> TO BE DONE:
Produce an exact copy of all the data below, dropping every image.

··· DATA SHOWN

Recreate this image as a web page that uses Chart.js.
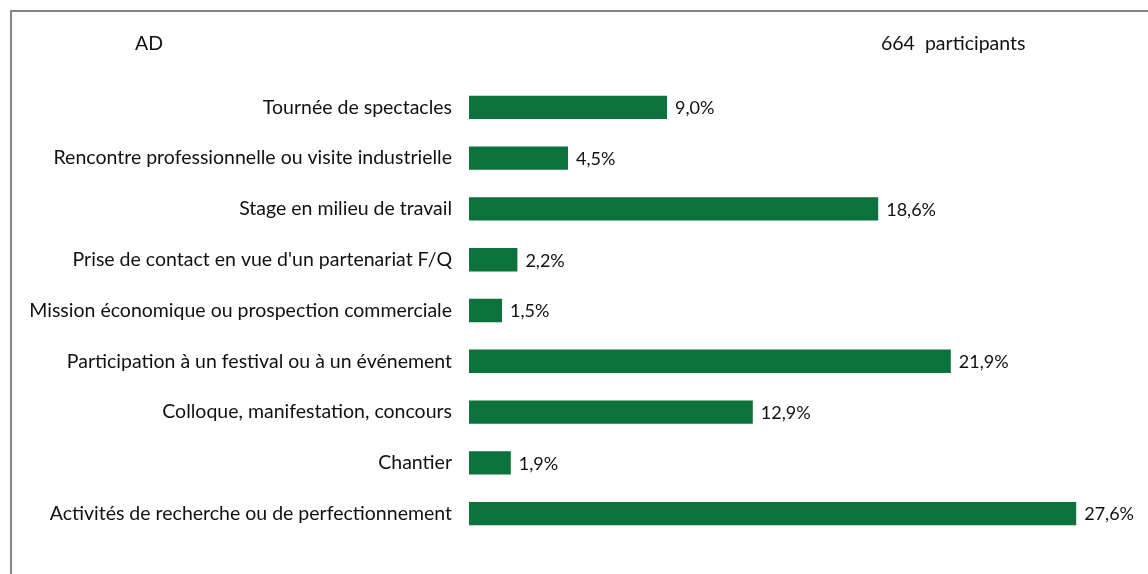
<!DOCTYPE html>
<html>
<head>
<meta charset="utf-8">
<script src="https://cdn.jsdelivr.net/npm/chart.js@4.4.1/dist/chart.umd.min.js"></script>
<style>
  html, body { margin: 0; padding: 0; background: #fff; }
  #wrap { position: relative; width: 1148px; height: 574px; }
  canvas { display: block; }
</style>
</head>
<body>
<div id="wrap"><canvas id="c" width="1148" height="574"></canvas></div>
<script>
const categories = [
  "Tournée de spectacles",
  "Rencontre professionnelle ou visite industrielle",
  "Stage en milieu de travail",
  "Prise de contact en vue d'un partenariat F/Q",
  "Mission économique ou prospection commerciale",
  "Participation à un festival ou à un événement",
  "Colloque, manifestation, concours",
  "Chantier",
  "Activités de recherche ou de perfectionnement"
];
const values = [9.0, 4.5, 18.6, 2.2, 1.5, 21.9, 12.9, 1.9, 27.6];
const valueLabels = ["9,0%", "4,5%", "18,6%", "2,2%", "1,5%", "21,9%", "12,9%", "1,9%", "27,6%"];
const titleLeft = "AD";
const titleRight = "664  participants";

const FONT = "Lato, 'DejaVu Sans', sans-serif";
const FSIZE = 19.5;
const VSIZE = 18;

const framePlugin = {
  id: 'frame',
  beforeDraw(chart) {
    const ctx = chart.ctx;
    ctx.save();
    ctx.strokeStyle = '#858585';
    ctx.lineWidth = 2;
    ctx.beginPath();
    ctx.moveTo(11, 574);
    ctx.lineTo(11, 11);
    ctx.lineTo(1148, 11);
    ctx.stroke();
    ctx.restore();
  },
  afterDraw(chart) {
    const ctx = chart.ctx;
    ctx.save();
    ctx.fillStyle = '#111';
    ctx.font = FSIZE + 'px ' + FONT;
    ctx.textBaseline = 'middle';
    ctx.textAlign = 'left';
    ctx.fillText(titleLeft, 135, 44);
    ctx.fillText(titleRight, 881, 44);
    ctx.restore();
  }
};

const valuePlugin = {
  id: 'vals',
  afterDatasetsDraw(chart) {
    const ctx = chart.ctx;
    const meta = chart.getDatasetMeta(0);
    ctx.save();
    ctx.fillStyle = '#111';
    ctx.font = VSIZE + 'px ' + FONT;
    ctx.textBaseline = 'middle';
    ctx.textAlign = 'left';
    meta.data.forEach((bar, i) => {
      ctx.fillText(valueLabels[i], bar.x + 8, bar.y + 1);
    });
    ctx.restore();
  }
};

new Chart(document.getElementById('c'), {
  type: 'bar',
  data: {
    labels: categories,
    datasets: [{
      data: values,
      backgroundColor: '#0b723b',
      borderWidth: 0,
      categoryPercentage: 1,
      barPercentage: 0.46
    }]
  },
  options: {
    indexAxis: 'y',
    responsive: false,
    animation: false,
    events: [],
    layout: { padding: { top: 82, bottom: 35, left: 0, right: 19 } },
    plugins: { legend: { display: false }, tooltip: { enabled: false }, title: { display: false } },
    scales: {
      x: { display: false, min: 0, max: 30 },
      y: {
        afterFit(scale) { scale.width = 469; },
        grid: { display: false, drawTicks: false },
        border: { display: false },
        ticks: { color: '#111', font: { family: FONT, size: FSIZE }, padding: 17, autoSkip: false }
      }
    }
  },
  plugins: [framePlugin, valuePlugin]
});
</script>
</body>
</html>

······

> ANSWER IN FULL:
Recreate this image as a web page that uses Chart.js.
<!DOCTYPE html>
<html>
<head>
<meta charset="utf-8">
<script src="https://cdn.jsdelivr.net/npm/chart.js@4.4.1/dist/chart.umd.min.js"></script>
<style>
  html, body { margin: 0; padding: 0; background: #fff; }
  #wrap { position: relative; width: 1148px; height: 574px; }
  canvas { display: block; }
</style>
</head>
<body>
<div id="wrap"><canvas id="c" width="1148" height="574"></canvas></div>
<script>
const categories = [
  "Tournée de spectacles",
  "Rencontre professionnelle ou visite industrielle",
  "Stage en milieu de travail",
  "Prise de contact en vue d'un partenariat F/Q",
  "Mission économique ou prospection commerciale",
  "Participation à un festival ou à un événement",
  "Colloque, manifestation, concours",
  "Chantier",
  "Activités de recherche ou de perfectionnement"
];
const values = [9.0, 4.5, 18.6, 2.2, 1.5, 21.9, 12.9, 1.9, 27.6];
const valueLabels = ["9,0%", "4,5%", "18,6%", "2,2%", "1,5%", "21,9%", "12,9%", "1,9%", "27,6%"];
const titleLeft = "AD";
const titleRight = "664  participants";

const FONT = "Lato, 'DejaVu Sans', sans-serif";
const FSIZE = 19.5;
const VSIZE = 18;

const framePlugin = {
  id: 'frame',
  beforeDraw(chart) {
    const ctx = chart.ctx;
    ctx.save();
    ctx.strokeStyle = '#858585';
    ctx.lineWidth = 2;
    ctx.beginPath();
    ctx.moveTo(11, 574);
    ctx.lineTo(11, 11);
    ctx.lineTo(1148, 11);
    ctx.stroke();
    ctx.restore();
  },
  afterDraw(chart) {
    const ctx = chart.ctx;
    ctx.save();
    ctx.fillStyle = '#111';
    ctx.font = FSIZE + 'px ' + FONT;
    ctx.textBaseline = 'middle';
    ctx.textAlign = 'left';
    ctx.fillText(titleLeft, 135, 44);
    ctx.fillText(titleRight, 881, 44);
    ctx.restore();
  }
};

const valuePlugin = {
  id: 'vals',
  afterDatasetsDraw(chart) {
    const ctx = chart.ctx;
    const meta = chart.getDatasetMeta(0);
    ctx.save();
    ctx.fillStyle = '#111';
    ctx.font = VSIZE + 'px ' + FONT;
    ctx.textBaseline = 'middle';
    ctx.textAlign = 'left';
    meta.data.forEach((bar, i) => {
      ctx.fillText(valueLabels[i], bar.x + 8, bar.y + 1);
    });
    ctx.restore();
  }
};

new Chart(document.getElementById('c'), {
  type: 'bar',
  data: {
    labels: categories,
    datasets: [{
      data: values,
      backgroundColor: '#0b723b',
      borderWidth: 0,
      categoryPercentage: 1,
      barPercentage: 0.46
    }]
  },
  options: {
    indexAxis: 'y',
    responsive: false,
    animation: false,
    events: [],
    layout: { padding: { top: 82, bottom: 35, left: 0, right: 19 } },
    plugins: { legend: { display: false }, tooltip: { enabled: false }, title: { display: false } },
    scales: {
      x: { display: false, min: 0, max: 30 },
      y: {
        afterFit(scale) { scale.width = 469; },
        grid: { display: false, drawTicks: false },
        border: { display: false },
        ticks: { color: '#111', font: { family: FONT, size: FSIZE }, padding: 17, autoSkip: false }
      }
    }
  },
  plugins: [framePlugin, valuePlugin]
});
</script>
</body>
</html>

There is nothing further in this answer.